● **Stated problem**
Can you transcribe every line exactly and leave the pictures behind?

● **Material provided**
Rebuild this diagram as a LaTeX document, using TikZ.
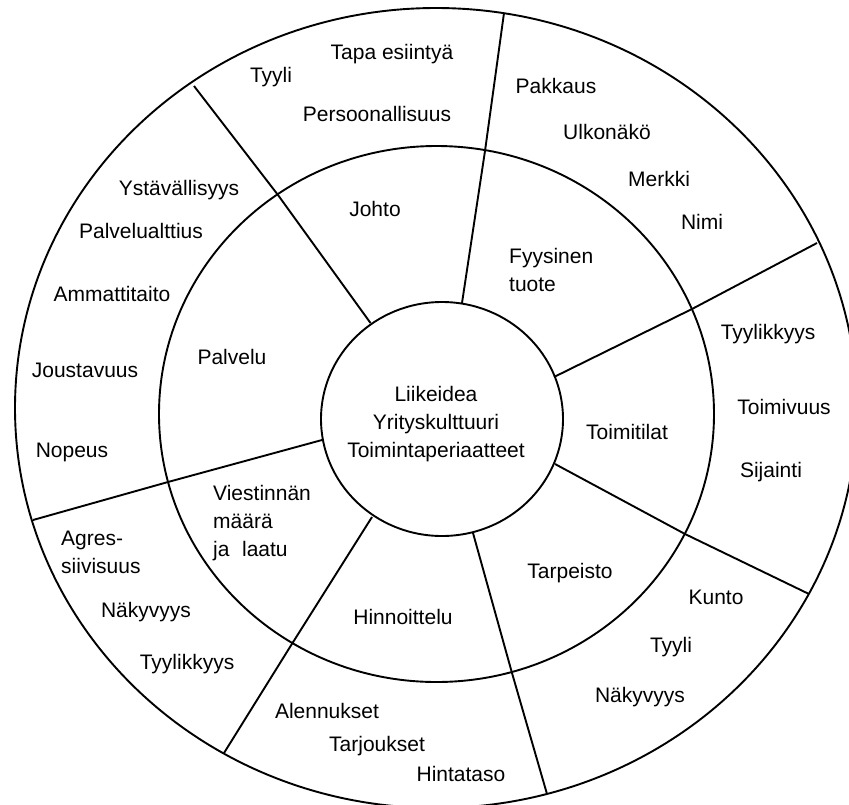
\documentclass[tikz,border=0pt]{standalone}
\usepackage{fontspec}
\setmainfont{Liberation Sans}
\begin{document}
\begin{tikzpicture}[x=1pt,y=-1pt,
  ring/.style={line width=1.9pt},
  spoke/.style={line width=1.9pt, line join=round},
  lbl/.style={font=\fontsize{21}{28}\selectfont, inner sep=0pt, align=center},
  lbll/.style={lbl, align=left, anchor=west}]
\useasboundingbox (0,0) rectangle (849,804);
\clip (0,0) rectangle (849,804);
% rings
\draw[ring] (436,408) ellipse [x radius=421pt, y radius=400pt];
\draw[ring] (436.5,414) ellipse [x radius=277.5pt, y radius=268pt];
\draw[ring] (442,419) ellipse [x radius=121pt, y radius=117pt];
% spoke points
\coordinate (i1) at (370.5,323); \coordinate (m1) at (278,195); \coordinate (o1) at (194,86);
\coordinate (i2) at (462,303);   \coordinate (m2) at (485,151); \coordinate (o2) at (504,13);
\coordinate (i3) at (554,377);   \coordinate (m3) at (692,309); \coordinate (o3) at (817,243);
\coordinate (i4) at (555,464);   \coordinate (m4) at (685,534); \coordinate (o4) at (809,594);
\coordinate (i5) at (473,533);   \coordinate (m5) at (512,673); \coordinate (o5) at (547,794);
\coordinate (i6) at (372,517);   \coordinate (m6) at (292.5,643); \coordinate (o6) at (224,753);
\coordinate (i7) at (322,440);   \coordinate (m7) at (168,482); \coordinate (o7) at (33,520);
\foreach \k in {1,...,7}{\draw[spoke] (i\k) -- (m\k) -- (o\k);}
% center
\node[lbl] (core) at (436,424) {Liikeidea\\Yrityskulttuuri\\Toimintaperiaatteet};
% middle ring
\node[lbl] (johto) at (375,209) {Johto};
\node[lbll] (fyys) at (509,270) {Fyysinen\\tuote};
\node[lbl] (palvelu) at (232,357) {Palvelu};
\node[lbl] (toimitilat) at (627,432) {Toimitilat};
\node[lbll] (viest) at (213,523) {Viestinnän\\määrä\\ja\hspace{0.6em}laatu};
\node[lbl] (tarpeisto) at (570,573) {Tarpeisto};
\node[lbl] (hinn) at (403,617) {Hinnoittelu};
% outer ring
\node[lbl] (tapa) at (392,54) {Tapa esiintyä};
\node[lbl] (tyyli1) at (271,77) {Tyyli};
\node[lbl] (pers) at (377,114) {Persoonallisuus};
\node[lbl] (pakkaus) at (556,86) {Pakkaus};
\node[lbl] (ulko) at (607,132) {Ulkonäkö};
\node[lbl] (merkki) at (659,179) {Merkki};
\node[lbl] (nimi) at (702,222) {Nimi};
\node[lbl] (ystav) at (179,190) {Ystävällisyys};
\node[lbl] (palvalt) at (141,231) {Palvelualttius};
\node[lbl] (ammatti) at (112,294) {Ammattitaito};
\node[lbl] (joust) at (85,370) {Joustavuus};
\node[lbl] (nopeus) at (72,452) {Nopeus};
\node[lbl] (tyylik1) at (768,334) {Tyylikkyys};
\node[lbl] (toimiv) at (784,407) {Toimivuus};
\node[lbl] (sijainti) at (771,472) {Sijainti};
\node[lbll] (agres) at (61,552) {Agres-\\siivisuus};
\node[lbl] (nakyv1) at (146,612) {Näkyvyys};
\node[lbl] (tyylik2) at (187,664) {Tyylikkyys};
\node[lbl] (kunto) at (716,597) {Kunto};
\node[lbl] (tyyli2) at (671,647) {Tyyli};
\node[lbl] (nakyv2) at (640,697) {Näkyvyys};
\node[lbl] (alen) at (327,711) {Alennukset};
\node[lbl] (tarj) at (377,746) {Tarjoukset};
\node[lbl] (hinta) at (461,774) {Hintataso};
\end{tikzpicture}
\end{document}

● **Final answer**
Rebuild this diagram as a LaTeX document, using TikZ.
\documentclass[tikz,border=0pt]{standalone}
\usepackage{fontspec}
\setmainfont{Liberation Sans}
\begin{document}
\begin{tikzpicture}[x=1pt,y=-1pt,
  ring/.style={line width=1.9pt},
  spoke/.style={line width=1.9pt, line join=round},
  lbl/.style={font=\fontsize{21}{28}\selectfont, inner sep=0pt, align=center},
  lbll/.style={lbl, align=left, anchor=west}]
\useasboundingbox (0,0) rectangle (849,804);
\clip (0,0) rectangle (849,804);
% rings
\draw[ring] (436,408) ellipse [x radius=421pt, y radius=400pt];
\draw[ring] (436.5,414) ellipse [x radius=277.5pt, y radius=268pt];
\draw[ring] (442,419) ellipse [x radius=121pt, y radius=117pt];
% spoke points
\coordinate (i1) at (370.5,323); \coordinate (m1) at (278,195); \coordinate (o1) at (194,86);
\coordinate (i2) at (462,303);   \coordinate (m2) at (485,151); \coordinate (o2) at (504,13);
\coordinate (i3) at (554,377);   \coordinate (m3) at (692,309); \coordinate (o3) at (817,243);
\coordinate (i4) at (555,464);   \coordinate (m4) at (685,534); \coordinate (o4) at (809,594);
\coordinate (i5) at (473,533);   \coordinate (m5) at (512,673); \coordinate (o5) at (547,794);
\coordinate (i6) at (372,517);   \coordinate (m6) at (292.5,643); \coordinate (o6) at (224,753);
\coordinate (i7) at (322,440);   \coordinate (m7) at (168,482); \coordinate (o7) at (33,520);
\foreach \k in {1,...,7}{\draw[spoke] (i\k) -- (m\k) -- (o\k);}
% center
\node[lbl] (core) at (436,424) {Liikeidea\\Yrityskulttuuri\\Toimintaperiaatteet};
% middle ring
\node[lbl] (johto) at (375,209) {Johto};
\node[lbll] (fyys) at (509,270) {Fyysinen\\tuote};
\node[lbl] (palvelu) at (232,357) {Palvelu};
\node[lbl] (toimitilat) at (627,432) {Toimitilat};
\node[lbll] (viest) at (213,523) {Viestinnän\\määrä\\ja\hspace{0.6em}laatu};
\node[lbl] (tarpeisto) at (570,573) {Tarpeisto};
\node[lbl] (hinn) at (403,617) {Hinnoittelu};
% outer ring
\node[lbl] (tapa) at (392,54) {Tapa esiintyä};
\node[lbl] (tyyli1) at (271,77) {Tyyli};
\node[lbl] (pers) at (377,114) {Persoonallisuus};
\node[lbl] (pakkaus) at (556,86) {Pakkaus};
\node[lbl] (ulko) at (607,132) {Ulkonäkö};
\node[lbl] (merkki) at (659,179) {Merkki};
\node[lbl] (nimi) at (702,222) {Nimi};
\node[lbl] (ystav) at (179,190) {Ystävällisyys};
\node[lbl] (palvalt) at (141,231) {Palvelualttius};
\node[lbl] (ammatti) at (112,294) {Ammattitaito};
\node[lbl] (joust) at (85,370) {Joustavuus};
\node[lbl] (nopeus) at (72,452) {Nopeus};
\node[lbl] (tyylik1) at (768,334) {Tyylikkyys};
\node[lbl] (toimiv) at (784,407) {Toimivuus};
\node[lbl] (sijainti) at (771,472) {Sijainti};
\node[lbll] (agres) at (61,552) {Agres-\\siivisuus};
\node[lbl] (nakyv1) at (146,612) {Näkyvyys};
\node[lbl] (tyylik2) at (187,664) {Tyylikkyys};
\node[lbl] (kunto) at (716,597) {Kunto};
\node[lbl] (tyyli2) at (671,647) {Tyyli};
\node[lbl] (nakyv2) at (640,697) {Näkyvyys};
\node[lbl] (alen) at (327,711) {Alennukset};
\node[lbl] (tarj) at (377,746) {Tarjoukset};
\node[lbl] (hinta) at (461,774) {Hintataso};
\end{tikzpicture}
\end{document}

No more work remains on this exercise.